私自身も耳の痛い話です。意思決定をするということと、部下に伝えるということは似ているけれども非なるものであることを肝に銘じなければなりません。

アメリカ型の組織は意思決定は早いが極端に実行が遅いというものです。総論は賛成で早く決まるけれども、具体的な実行段階になると利害がぶつかり実行されないままに時間が経過していく大企業病タイプと、組織のリーダーがすばやく決定し指示を出すけれども、部下がついてこないという中小企業病タイプに分かれます。

前者の大企業病タイプの会社は、組織を分割したり人事異動などにより、意思決定の仕組みを変えることを検討しましょう。

一方、中小企業タイプでは、トップが先走りして誰も付いて来ないという裸の王様型でもあるので、部下との充分なコミュニケーションの中で粘り強い指導を行うことが肝要です。

純日本型の組織とは意思決定は遅いけれども、実行は速やかに行われていくというタイプです。純日本型という意味には、意思決定は遅いけれども近いうちに確実に決定が下るという期待感が部下の心中にあることが前提にあります。そして、意思決定過程において組織構成員に十分なコンセンサスを得ていくプロセスがなければなりません。このタイプは意思決定にズレがなければ長期的な成功を収めることが出来ます。

最後の停滞型は、意思決定も実行も遅いという組織です。どうしようもありませんので敢えて解説はいたしません。あなたの会社がこんな組織にならないようにと願うばかりです。

意思決定の正しさと実行スピードは補完関係にある

繰り返しますが、諸外国から批判を浴びている日本的な意思決定システムも見方を変えると素晴らしいものがあります。意思決定をしていくプロセスの段階で実行に当たってのコンセンサスの形成が行われ、実行はすばやいという利点です。
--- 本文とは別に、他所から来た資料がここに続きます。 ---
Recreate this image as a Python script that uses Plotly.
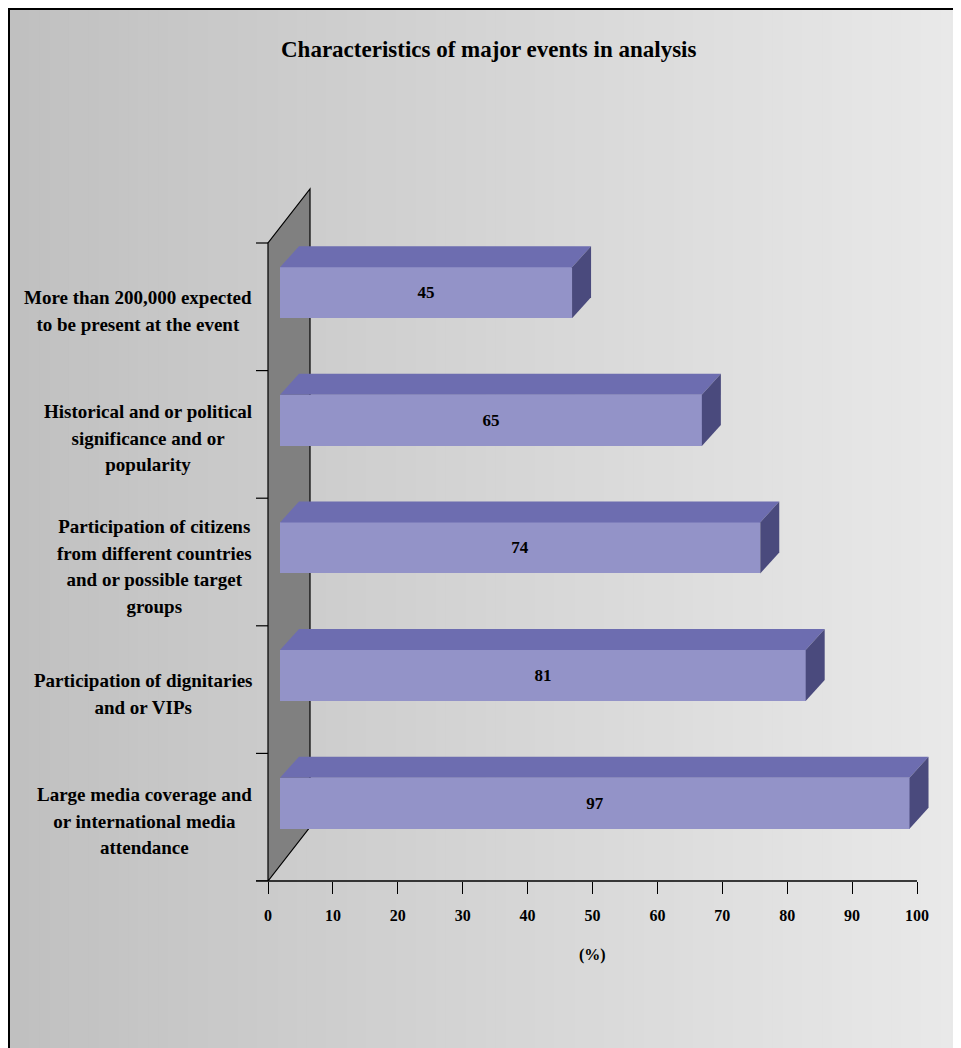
import plotly.graph_objects as go

# ---- data ----
categories = [
    "Large media coverage and<br>or international media<br>attendance",
    "Participation of dignitaries<br>and or VIPs",
    "Participation of citizens<br>from different countries<br>and or possible target<br>groups",
    "Historical and or political<br>significance and or<br>popularity",
    "More than 200,000 expected<br>to be present at the event",
]
values = [97, 81, 74, 65, 45]
x_ticks = [0, 10, 20, 30, 40, 50, 60, 70, 80, 90, 100]
title_text = "Characteristics of major events in analysis"
x_title = "(%)"

# ---- layout geometry (page pixels -> figure pixels -> data units) ----
OFF = 8                      # default page body margin
W, H = 961 - OFF, 1048 - OFF
PXX = 6.49                   # px per x unit
PXY = 127.6                  # px per category unit
X_ZERO_PX = 268 - OFF
AXIS_Y_PX = 881 - OFF
X0 = -X_ZERO_PX / PXX
X1 = (W - X_ZERO_PX) / PXX
Y1 = AXIS_Y_PX / PXY

FONT = "Liberation Serif"
FRONT = "#9393C8"
TOP = "#6D6DB0"
SIDE = "#4A4A7D"
WALL = "#808080"

bar_start = 12 / PXX
depth_dx = 19 / PXX
depth_dy = 21 / PXY
bar_off = 0.11
bar_half = 0.2
wall_dx = 42 / PXX
wall_dy = 54 / PXY

n = len(categories)
pos = [i + 0.5 for i in range(n)]

fig = go.Figure()

# front faces
fig.add_trace(go.Bar(
    orientation="h",
    y=[p + bar_off for p in pos],
    x=values,
    base=[bar_start] * n,
    width=2 * bar_half,
    marker=dict(color=FRONT, line=dict(width=0)),
    text=[str(v) for v in values],
    textposition="inside",
    insidetextanchor="middle",
    textangle=0,
    constraintext="none",
    textfont=dict(family=FONT, size=17, color="black", weight="bold"),
    hoverinfo="skip",
    showlegend=False,
))

# top and side faces
for p, v in zip(pos, values):
    top = p + bar_off + bar_half
    bot = p + bar_off - bar_half
    xs = bar_start
    xe = bar_start + v
    fig.add_trace(go.Scatter(
        x=[xs, xe, xe + depth_dx, xs + depth_dx, xs],
        y=[top, top, top + depth_dy, top + depth_dy, top],
        mode="lines", fill="toself", fillcolor=TOP,
        line=dict(width=0, color=TOP), hoverinfo="skip", showlegend=False,
    ))
    fig.add_trace(go.Scatter(
        x=[xe, xe, xe + depth_dx, xe + depth_dx, xe],
        y=[bot, top, top + depth_dy, bot + depth_dy, bot],
        mode="lines", fill="toself", fillcolor=SIDE,
        line=dict(width=0, color=SIDE), hoverinfo="skip", showlegend=False,
    ))

shapes = []
# background gradient strips
strips = 96
left = 1.5 / W
for i in range(strips):
    t = i / (strips - 1)
    c = int(round(192 + (233 - 192) * t))
    shapes.append(dict(
        type="rect", xref="paper", yref="paper", layer="below",
        x0=left + (1 - left) * i / strips, x1=left + (1 - left) * (i + 1) / strips + 0.001,
        y0=0, y1=1 - 1.5 / H,
        fillcolor=f"rgb({c},{c},{c})", line=dict(width=0),
    ))
# frame
shapes.append(dict(type="line", xref="paper", yref="paper", x0=0, x1=1, y0=1 - 1 / H, y1=1 - 1 / H,
                   line=dict(color="black", width=2)))
shapes.append(dict(type="line", xref="paper", yref="paper", x0=1 / W, x1=1 / W, y0=0, y1=1,
                   line=dict(color="black", width=2)))
# back wall
shapes.append(dict(
    type="path", xref="x", yref="y", layer="below",
    path=f"M 0,0 L 0,{n} L {wall_dx},{n + wall_dy} L {wall_dx},{wall_dy} Z",
    fillcolor=WALL, line=dict(color="black", width=1.2),
))
# category boundary ticks
for k in range(n + 1):
    shapes.append(dict(type="line", xref="x", yref="y", x0=-12 / PXX, x1=0, y0=k, y1=k,
                       line=dict(color="black", width=1.2)))
# x axis line
shapes.append(dict(type="line", xref="x", yref="paper", x0=-12 / PXX, x1=x_ticks[-1],
                   y0=(H - AXIS_Y_PX) / H, y1=(H - AXIS_Y_PX) / H,
                   line=dict(color="black", width=1.3)))

annotations = []
annotations.append(dict(
    text=title_text, xref="paper", yref="paper", x=(489 - OFF) / W, y=1 - (50 - OFF) / H,
    xanchor="center", yanchor="middle", showarrow=False,
    font=dict(family=FONT, size=23, color="black", weight="bold"),
))
for p, lab in zip(pos, categories):
    lines = lab.split("<br>")
    txt = "<br>".join(f'<span style="font-size:19px">{ln}</span>' for ln in lines)
    annotations.append(dict(
        text=txt, xref="paper", yref="y", x=(254 - OFF) / W, y=p - 4 / PXY,
        xanchor="right", yanchor="middle", align="center", showarrow=False,
        font=dict(family=FONT, size=20.5, color="black", weight="bold"),
    ))
annotations.append(dict(
    text=x_title, xref="x", yref="paper", x=50, y=(H - (955 - OFF)) / H,
    xanchor="center", yanchor="middle", showarrow=False,
    font=dict(family=FONT, size=16, color="black", weight="bold"),
))

fig.update_layout(
    width=W, height=H,
    margin=dict(l=0, r=0, t=0, b=0, autoexpand=False),
    paper_bgcolor="white",
    plot_bgcolor="rgba(0,0,0,0)",
    shapes=shapes,
    annotations=annotations,
    bargap=0,
    xaxis=dict(
        range=[X0, X1], domain=[0, 1],
        tickmode="array", tickvals=x_ticks, ticktext=[str(t) for t in x_ticks],
        ticks="outside", ticklen=12, tickwidth=1.2, tickcolor="black",
        showgrid=False, zeroline=False, showline=False,
        tickfont=dict(family=FONT, size=16, color="black", weight="bold"),
        ticklabelstandoff=8, fixedrange=True,
    ),
    yaxis=dict(
        range=[0, Y1], domain=[(H - AXIS_Y_PX) / H, 1],
        visible=False, showgrid=False, zeroline=False, fixedrange=True,
    ),
)

fig.write_html("out.html")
また一方で、欧米的なトップダウン方式による意思決定にも絶大なる効果があります。中小企業運営の基本は、トップダウン方式による早い意思決定と的確な指示による素早い対応であるべきでしょう。

要は、どちらの方式を採用するのかを決めるのは、リーダーの好みではなく問題解決にどれほどの時間がかかるのかという点です。一見、トップダウン方式の方が早いように思われますが、組織によってはそうでないほうが問題解決が早い場合もあります。

意思決定で最も大切なことは正しいということです。いくら早くても、誤った意思決定であれば労力の無駄遣いこそあれ、そこに価値は見出せません。
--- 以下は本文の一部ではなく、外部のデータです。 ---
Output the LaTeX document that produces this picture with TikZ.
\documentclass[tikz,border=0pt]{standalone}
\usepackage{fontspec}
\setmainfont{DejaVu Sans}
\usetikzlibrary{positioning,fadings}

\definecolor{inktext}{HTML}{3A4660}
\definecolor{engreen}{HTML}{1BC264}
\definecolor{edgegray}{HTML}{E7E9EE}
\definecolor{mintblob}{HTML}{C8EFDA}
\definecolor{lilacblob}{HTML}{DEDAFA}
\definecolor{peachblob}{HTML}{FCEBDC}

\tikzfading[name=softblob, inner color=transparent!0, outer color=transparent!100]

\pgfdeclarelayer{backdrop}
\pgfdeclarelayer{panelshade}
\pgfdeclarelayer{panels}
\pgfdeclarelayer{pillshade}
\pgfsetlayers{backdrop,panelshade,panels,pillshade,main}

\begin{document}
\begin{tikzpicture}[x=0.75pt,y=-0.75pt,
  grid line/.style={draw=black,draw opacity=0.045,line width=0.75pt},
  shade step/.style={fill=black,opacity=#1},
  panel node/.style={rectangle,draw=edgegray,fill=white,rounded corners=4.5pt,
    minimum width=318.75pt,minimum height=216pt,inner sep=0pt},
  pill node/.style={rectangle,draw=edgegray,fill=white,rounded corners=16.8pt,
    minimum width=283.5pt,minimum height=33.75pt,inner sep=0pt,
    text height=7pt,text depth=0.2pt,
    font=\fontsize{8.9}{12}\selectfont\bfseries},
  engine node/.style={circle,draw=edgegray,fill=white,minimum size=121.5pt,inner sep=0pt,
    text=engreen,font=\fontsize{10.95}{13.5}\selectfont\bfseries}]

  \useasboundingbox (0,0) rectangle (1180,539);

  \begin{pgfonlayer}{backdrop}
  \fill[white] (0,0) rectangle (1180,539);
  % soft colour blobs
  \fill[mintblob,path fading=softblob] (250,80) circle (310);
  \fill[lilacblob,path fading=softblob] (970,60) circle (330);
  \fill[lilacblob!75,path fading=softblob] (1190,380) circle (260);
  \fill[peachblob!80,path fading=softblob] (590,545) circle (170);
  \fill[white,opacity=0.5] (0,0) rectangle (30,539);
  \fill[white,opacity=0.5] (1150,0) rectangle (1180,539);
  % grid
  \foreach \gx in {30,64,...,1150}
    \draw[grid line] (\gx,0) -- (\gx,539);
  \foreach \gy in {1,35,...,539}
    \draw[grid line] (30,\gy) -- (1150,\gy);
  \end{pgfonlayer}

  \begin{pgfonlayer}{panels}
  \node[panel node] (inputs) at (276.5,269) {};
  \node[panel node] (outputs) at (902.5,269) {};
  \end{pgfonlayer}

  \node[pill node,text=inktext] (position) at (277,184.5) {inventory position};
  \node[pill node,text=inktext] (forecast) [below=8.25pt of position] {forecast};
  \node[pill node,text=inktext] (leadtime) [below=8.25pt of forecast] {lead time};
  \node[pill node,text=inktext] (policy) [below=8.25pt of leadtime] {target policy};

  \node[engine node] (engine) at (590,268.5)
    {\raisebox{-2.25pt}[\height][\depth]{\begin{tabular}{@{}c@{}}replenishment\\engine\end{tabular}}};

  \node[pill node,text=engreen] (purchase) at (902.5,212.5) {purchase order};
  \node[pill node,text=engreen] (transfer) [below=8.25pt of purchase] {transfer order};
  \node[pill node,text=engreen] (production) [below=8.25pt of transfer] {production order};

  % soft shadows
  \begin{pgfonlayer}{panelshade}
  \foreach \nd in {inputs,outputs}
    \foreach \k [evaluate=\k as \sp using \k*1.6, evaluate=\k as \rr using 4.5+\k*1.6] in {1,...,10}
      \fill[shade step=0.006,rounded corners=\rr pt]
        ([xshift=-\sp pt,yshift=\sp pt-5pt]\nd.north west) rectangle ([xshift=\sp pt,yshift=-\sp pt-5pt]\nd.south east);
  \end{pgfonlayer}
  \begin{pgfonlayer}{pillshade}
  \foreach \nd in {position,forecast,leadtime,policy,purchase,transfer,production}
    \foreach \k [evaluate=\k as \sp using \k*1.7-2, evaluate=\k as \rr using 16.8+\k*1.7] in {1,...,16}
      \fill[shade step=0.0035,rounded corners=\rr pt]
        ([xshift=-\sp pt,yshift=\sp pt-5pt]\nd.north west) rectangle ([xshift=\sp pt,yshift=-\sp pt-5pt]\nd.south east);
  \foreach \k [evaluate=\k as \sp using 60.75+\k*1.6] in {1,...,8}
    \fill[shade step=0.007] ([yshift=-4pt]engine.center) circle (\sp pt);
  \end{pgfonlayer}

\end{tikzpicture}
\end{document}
それでは、意思決定の正しさはいったい何で計るのでしょうか。

意思決定の正しさとは実行した後の結果によって判定するものなのです。実行してみなければ正否の判定はできません。ですから正しいことを証明しようとするなら結果が出るまで実行し続ければいいのです。
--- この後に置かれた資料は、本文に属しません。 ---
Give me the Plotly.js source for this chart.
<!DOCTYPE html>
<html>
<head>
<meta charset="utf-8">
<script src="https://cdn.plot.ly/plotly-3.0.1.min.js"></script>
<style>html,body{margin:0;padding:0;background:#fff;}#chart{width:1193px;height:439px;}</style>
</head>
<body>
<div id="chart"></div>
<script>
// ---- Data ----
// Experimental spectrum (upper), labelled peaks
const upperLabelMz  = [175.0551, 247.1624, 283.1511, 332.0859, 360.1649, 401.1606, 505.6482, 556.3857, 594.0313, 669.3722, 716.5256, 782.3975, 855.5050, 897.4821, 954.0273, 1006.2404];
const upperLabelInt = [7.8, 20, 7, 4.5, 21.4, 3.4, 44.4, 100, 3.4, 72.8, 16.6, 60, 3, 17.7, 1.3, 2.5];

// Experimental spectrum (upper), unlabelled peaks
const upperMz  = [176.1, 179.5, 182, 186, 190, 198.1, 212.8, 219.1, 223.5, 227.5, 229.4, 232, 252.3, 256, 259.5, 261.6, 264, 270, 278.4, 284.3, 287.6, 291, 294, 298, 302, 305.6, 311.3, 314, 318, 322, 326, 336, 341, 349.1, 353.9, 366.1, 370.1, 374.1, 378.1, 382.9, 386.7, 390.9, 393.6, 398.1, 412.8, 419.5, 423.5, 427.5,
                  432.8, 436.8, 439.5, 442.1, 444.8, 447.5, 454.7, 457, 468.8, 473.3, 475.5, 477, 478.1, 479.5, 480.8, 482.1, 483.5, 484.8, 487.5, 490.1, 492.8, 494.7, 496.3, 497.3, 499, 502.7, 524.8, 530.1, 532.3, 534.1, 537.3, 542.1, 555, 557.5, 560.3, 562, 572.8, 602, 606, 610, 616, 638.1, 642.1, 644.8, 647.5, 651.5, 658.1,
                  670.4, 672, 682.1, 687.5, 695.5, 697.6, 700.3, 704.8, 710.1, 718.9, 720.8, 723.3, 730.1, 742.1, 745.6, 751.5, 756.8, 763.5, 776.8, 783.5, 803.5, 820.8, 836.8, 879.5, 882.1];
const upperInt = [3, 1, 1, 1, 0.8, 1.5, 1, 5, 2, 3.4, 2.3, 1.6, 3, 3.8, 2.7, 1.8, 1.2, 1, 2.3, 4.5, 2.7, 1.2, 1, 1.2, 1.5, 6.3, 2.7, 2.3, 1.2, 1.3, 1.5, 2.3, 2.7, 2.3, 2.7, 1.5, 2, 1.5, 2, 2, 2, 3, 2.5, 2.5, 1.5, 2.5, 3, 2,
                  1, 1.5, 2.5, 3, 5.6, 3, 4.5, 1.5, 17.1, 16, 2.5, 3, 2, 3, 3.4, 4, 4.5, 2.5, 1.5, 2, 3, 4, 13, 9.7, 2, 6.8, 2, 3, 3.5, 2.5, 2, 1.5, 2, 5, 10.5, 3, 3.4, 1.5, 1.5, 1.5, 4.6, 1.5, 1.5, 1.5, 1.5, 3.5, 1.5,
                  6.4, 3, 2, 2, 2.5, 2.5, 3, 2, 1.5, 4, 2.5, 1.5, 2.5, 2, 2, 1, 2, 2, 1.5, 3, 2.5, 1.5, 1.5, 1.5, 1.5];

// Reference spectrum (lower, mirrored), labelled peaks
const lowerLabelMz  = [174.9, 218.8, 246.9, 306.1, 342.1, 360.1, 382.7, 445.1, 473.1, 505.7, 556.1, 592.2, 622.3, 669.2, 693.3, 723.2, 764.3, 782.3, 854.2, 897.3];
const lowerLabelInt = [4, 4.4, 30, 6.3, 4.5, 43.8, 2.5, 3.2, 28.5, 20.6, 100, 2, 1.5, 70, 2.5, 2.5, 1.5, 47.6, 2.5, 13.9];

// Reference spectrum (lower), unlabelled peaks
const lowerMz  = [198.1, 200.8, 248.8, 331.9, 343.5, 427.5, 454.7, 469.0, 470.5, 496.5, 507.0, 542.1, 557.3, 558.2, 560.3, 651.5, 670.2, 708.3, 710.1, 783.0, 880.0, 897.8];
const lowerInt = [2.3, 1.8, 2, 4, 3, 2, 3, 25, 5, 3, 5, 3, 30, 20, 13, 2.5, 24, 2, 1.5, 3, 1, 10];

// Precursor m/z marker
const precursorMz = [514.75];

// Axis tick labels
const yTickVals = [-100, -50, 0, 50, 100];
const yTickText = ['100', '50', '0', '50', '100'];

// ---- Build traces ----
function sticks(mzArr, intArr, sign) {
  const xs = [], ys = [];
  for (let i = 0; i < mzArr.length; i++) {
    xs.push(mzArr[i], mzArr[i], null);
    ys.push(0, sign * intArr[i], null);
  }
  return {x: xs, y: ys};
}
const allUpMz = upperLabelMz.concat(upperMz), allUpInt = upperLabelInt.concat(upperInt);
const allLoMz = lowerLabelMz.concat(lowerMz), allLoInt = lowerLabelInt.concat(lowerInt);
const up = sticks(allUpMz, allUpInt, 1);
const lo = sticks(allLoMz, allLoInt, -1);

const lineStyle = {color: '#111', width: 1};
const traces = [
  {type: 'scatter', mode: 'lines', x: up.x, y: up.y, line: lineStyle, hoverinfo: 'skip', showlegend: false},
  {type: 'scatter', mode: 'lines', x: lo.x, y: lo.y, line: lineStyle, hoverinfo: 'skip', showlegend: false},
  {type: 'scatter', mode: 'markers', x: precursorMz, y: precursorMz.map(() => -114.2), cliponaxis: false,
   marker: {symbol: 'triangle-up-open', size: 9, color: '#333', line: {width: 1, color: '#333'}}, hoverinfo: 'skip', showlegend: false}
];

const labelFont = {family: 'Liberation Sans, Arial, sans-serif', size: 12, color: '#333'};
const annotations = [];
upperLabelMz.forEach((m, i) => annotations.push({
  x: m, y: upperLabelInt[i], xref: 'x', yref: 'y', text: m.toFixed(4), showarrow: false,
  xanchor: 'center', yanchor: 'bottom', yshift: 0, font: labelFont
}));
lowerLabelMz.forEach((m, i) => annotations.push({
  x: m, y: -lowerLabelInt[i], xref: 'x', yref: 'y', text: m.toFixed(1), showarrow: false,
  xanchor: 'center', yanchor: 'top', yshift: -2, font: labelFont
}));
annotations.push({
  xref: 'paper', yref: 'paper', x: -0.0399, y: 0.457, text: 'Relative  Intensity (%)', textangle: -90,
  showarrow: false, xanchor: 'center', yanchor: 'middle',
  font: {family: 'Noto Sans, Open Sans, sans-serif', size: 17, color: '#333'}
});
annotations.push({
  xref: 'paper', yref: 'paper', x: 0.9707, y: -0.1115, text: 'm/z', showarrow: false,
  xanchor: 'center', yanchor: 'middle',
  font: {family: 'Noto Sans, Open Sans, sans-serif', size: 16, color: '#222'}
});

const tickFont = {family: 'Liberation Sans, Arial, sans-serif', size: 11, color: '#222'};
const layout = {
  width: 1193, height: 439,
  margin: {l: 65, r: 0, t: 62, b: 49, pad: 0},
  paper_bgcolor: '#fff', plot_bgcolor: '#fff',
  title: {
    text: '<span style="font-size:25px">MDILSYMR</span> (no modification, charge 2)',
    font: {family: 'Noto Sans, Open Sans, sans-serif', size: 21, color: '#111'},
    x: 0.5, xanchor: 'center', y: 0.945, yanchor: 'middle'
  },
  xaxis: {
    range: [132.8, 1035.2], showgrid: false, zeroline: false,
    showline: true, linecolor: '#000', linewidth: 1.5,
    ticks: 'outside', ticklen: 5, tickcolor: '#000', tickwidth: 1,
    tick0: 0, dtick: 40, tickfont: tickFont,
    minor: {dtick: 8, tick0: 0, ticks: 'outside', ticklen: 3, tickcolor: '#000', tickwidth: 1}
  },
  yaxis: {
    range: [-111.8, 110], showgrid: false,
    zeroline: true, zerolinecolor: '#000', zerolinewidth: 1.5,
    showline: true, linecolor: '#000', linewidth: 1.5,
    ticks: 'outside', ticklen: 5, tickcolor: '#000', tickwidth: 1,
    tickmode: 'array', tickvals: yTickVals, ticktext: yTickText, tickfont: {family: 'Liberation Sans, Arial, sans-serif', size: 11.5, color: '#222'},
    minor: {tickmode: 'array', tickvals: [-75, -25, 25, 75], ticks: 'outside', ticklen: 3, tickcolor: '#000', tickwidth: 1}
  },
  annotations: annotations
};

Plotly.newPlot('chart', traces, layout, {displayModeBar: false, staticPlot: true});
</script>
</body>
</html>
大切なのは意思決定と同じ重みを持った実行スピードです。実行のスピードによって意思決定の正しさが証明されるともいえるのです。両者の関係は、父親と母親の関係のようなもので補完関係にあり、どちらが重要であるとは決められないものなのです。

京都企業は不況に強いとも言われています。その理由の本当のところはよく分かりませんが、閉鎖的だとか、本音がわからないと言われながら、腹の中では信念を持って意思決定を済ませており、ここぞという時には速やかに行動に移して答えを出す、というやり方が京都企業の強さの秘密なのかもしれません。